As for me, I'd be delighted if it were true. For far too long Christian scholarship has ignored the Jewish Jesus (Yeshua). Anything that helps us recreate the cultural milieu in which the Gospel was written would be a blessing to Biblical exegesis.

However, let me state for the record, that a Hebrew Matthew would in no way shatter my trust in the Greek text; which is, I think, the hope of far too many of the Hebrew Matthew's proponents.

And there's the rub. There always seems to be this underlying implication that, if the Gospel of Matthew was originally Hebrew, then it's possible that other Gospels might've been, too—particularly John's. And if that's true, then, really, Paul's epistles probably were written in Hebrew as well. Before you know it, the idea of the original NT being Greek would be utterly abandoned and a massive historical (and textual) revision would take place. Hebrew, rather than Greek, would become the primary language of New Testament scholarship. And, in my opinion, that would be a disaster.

Those who want Hebrew to eclipse Greek because they think it is the Holy Tongue are ignoring a very important fact and a very important theological insight.

Fact: God preserved the New Testament record of Christ's earthly Mission in Greek.

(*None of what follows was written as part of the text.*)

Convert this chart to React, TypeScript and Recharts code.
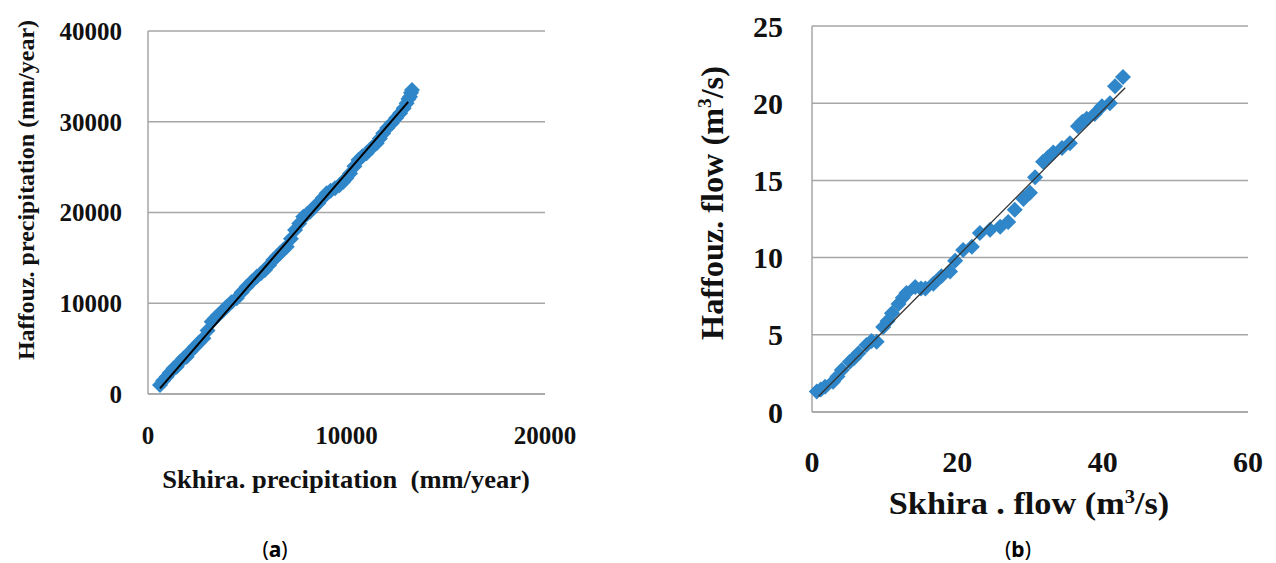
import React from 'react'
import { ScatterChart, Scatter, XAxis, YAxis, CartesianGrid } from 'recharts'

// (a) precipitation, mm/year
const precipSkhira = [
  605, 760, 940, 1100, 1280, 1445, 1600, 1780, 1950, 2150, 2370, 2560, 2790, 3000, 3210, 3380,
  3540, 3750, 3960, 4200, 4470, 4720, 4970, 5230, 5480, 5690, 5890, 6100, 6310, 6480, 6650, 6820,
  6990, 7200, 7410, 7620, 7820, 8000, 8160, 8380, 8580, 8800, 9000, 9200, 9420, 9640, 9840, 10000,
  10180, 10400, 10600, 10800, 11010, 11260, 11520, 11680, 11850, 12050, 12280, 12500, 12700, 12880,
  13030, 13120, 13200, 13250, 13300,
]
const precipHaffouz = [
  992, 1450, 1910, 2350, 2800, 3010, 3500, 3900, 4110, 4700, 5210, 5650, 6130, 7000, 7970, 8350,
  8700, 9150, 9620, 10100, 10540, 11200, 11820, 12400, 12930, 13300, 13660, 14200, 14770, 15150, 15500, 15900,
  16230, 17100, 18070, 18800, 19540, 19800, 20090, 20600, 21010, 21600, 22110, 22400, 22670, 23000, 23390, 23800,
  24310, 25100, 25790, 26200, 26520, 27100, 27620, 28150, 28720, 29300, 29830, 30400, 30930, 31500,
  32030, 32500, 32760, 33200, 33500,
]
const precipTrendX = [605, 13110]
const precipTrendY = [620, 32200]
const precipXTicks = [0, 10000, 20000]
const precipYTicks = [0, 10000, 20000, 30000, 40000]

// (b) flow, m3/s
const flowSkhira = [
  0.65, 1.2, 1.8, 2.9, 3.5, 4.1, 5.2, 5.8, 6.4, 7.5, 8.2, 8.9, 9.8, 10.4, 11.0, 11.9,
  12.5, 13.0, 14.2, 15.0, 15.6, 16.7, 17.8, 19.0, 19.7, 20.8, 22.0, 23.1, 24.5, 25.9, 27.0, 27.9,
  29.1, 30.0, 30.7, 31.8, 32.5, 33.2, 34.4, 35.5, 36.6, 37.2, 37.8, 38.9, 39.9, 41.0, 41.7, 42.8,
]
const flowHaffouz = [
  1.32, 1.45, 1.64, 1.96, 2.3, 2.72, 3.26, 3.5, 3.8, 4.34, 4.6, 4.55, 5.5, 5.9, 6.4, 7.0,
  7.4, 7.7, 8.1, 8.0, 8.0, 8.3, 8.8, 9.1, 9.8, 10.5, 10.7, 11.6, 11.8, 12.0, 12.3, 13.1,
  13.8, 14.2, 15.2, 16.2, 16.5, 16.8, 17.1, 17.4, 18.5, 18.8, 19.0, 19.3, 19.8, 20.0, 21.1, 21.7,
]
const flowTrendX = [0.87, 43.1]
const flowTrendY = [1.0, 21.0]
const flowXTicks = [0, 20, 40, 60]
const flowYTicks = [0, 5, 10, 15, 20, 25]

const zip = (xs: number[], ys: number[]) => xs.map((x, i) => ({ x, y: ys[i] }))

const BLUE = '#2F86C8'
const GRID = '#a6a6a6'
const SERIF = '"Liberation Serif", "Times New Roman", serif'

function Diamond(props: any) {
  const { cx, cy, r = 7 } = props
  if (cx == null || cy == null) return null
  return <polygon points={`${cx},${cy - r} ${cx + r},${cy} ${cx},${cy + r} ${cx - r},${cy}`} fill={BLUE} />
}

const txt = (size: number): React.CSSProperties => ({
  position: 'absolute',
  fontFamily: SERIF,
  fontWeight: 'bold',
  fontSize: size,
  color: '#111',
  whiteSpace: 'nowrap',
  lineHeight: 1,
})

function Caption({ letter, x, y }: { letter: string; x: number; y: number }) {
  return (
    <div style={{ position: 'absolute', left: x, top: y, transform: 'translate(-50%, -50%)', fontFamily: '"Noto Sans", sans-serif', fontSize: 21, color: '#000' }}>
      (<b>{letter}</b>)
    </div>
  )
}

export default function App() {
  const precip = zip(precipSkhira, precipHaffouz)
  const precipTrend = zip(precipTrendX, precipTrendY)
  const flow = zip(flowSkhira, flowHaffouz)
  const flowTrend = zip(flowTrendX, flowTrendY)

  const tickA = { fontSize: 25, fontFamily: SERIF, fontWeight: 'bold', fill: '#111' }
  const tickB = { fontSize: 30, fontFamily: SERIF, fontWeight: 'bold', fill: '#111' }

  return (
    <div style={{ position: 'absolute', left: 0, top: 0, width: 1276, height: 563, background: '#fff', overflow: 'hidden' }}>
      <div style={{ position: 'absolute', left: 0, top: 0 }}>
        <ScatterChart width={600} height={520} margin={{ top: 31, right: 55, bottom: 66, left: 0 }}>
          <CartesianGrid vertical={false} stroke={GRID} strokeWidth={1.5} />
          <XAxis
            type="number" dataKey="x" domain={[0, 20000]} ticks={precipXTicks} height={60}
            axisLine={{ stroke: GRID, strokeWidth: 1.5 }} tickLine={false} tickSize={0} tickMargin={32}
            tick={tickA} interval={0}
          />
          <YAxis
            type="number" dataKey="y" domain={[0, 40000]} ticks={precipYTicks} width={148}
            axisLine={{ stroke: GRID, strokeWidth: 1.5 }} tickLine={false} tickSize={0} tickMargin={26}
            tick={tickA} interval={0}
          />
          <Scatter data={precip} shape={(p: any) => <Diamond {...p} r={8} />} isAnimationActive={false} />
          <Scatter data={precipTrend} line={{ stroke: '#000', strokeWidth: 2 }} shape={() => <g />} isAnimationActive={false} />
        </ScatterChart>
      </div>

      <div style={{ position: 'absolute', left: 660, top: 0 }}>
        <ScatterChart width={616} height={520} margin={{ top: 26, right: 28, bottom: 48, left: 0 }}>
          <CartesianGrid vertical={false} stroke={GRID} strokeWidth={1.5} />
          <XAxis
            type="number" dataKey="x" domain={[0, 60]} ticks={flowXTicks} height={60}
            axisLine={{ stroke: GRID, strokeWidth: 1.5 }} tickLine={false} tickSize={0} tickMargin={39}
            tick={tickB} interval={0}
          />
          <YAxis
            type="number" dataKey="y" domain={[0, 25]} ticks={flowYTicks} width={152}
            axisLine={{ stroke: GRID, strokeWidth: 1.5 }} tickLine={false} tickSize={0} tickMargin={29}
            tick={tickB} interval={0}
          />
          <Scatter data={flow} shape={(p: any) => <Diamond {...p} r={8} />} isAnimationActive={false} />
          <Scatter data={flowTrend} line={{ stroke: '#333', strokeWidth: 1.3 }} shape={() => <g />} isAnimationActive={false} />
        </ScatterChart>
      </div>

      {/* axis titles */}
      <div style={{ ...txt(24), left: 26, top: 190, transform: 'translate(-50%, -50%) rotate(-90deg)' }}>
        Haffouz. precipitation (mm/year)
      </div>
      <div style={{ ...txt(25), left: 346, top: 479, transform: 'translate(-50%, -50%) scaleX(1.06)' }}>
        Skhira. precipitation&nbsp; (mm/year)
      </div>
      <div style={{ ...txt(31), left: 712, top: 203, transform: 'translate(-50%, -50%) rotate(-90deg) scaleX(1.04)' }}>
        Haffouz. flow (m<sup style={{ fontSize: '0.6em' }}>3</sup>/s)
      </div>
      <div style={{ ...txt(32), left: 1029, top: 503, transform: 'translate(-50%, -50%) scaleX(1.07)' }}>
        Skhira . flow (m<sup style={{ fontSize: '0.6em' }}>3</sup>/s)
      </div>

      <Caption letter="a" x={275} y={549} />
      <Caption letter="b" x={1018} y={549} />
    </div>
  )
}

He arranged things so that Greek would be the lingua franca of the Gentile world at the moment in time when He took exclusive access to His Word from the Jewish nation and gave it to "all flesh", to any Jew or Gentile who would believe that Jesus was the Savior of the World.

Theological Insight: As with the confusion of tongues after the tower of Babel episode, God punished Israel by changing the language through which He chose to speak to them. Their understanding was darkened in large part through the demotion of their language. In this way, as Joseph was hidden from his brothers by being dressed as an Egyptian, the Messiah was to become unrecognizable to them after they "killed" Him.

As well, with the revelation of Spiritual Israel that came with the advent of Messiah, there was a need for a language that could reveal the spiritual aspects of the Hebrew Scriptures. Biblical Hebrew is a simple, naturalistic language suited to expressing concrete thoughts. Greek, on the other hand, is a complex, conceptual language, highly adept at expressing abstract and esoteric thinking. In chosing Greek as the language of ἀποκάλυψις [apokalupsis], of "taking off the cover", and not Hebrew, God fulfills even more of the prophetic elements of the Josephine story. Here is the "famine" that the brothers had to go through before they finally, and humbly, approached their Savior. Jesus is the Word (John 1:1), which is the Bread of Life (John 6:35, 48), and the Word was the Spirit of Truth (John 14:6) hidden within the letter of the Law (2 Cor 3:6). Access to this spiritual Bread is now gained through the Greek language, a Gentle language.

A humbling thought for Jewish Believers, no doubt, but one I'm sure they'll eventually embrace once they realize that even if they themselves speak Hebrew, they now think like Greeks, rather than ancient Israelites. They, like Joseph's brothers, have also come around to the Messiah's way of thinking.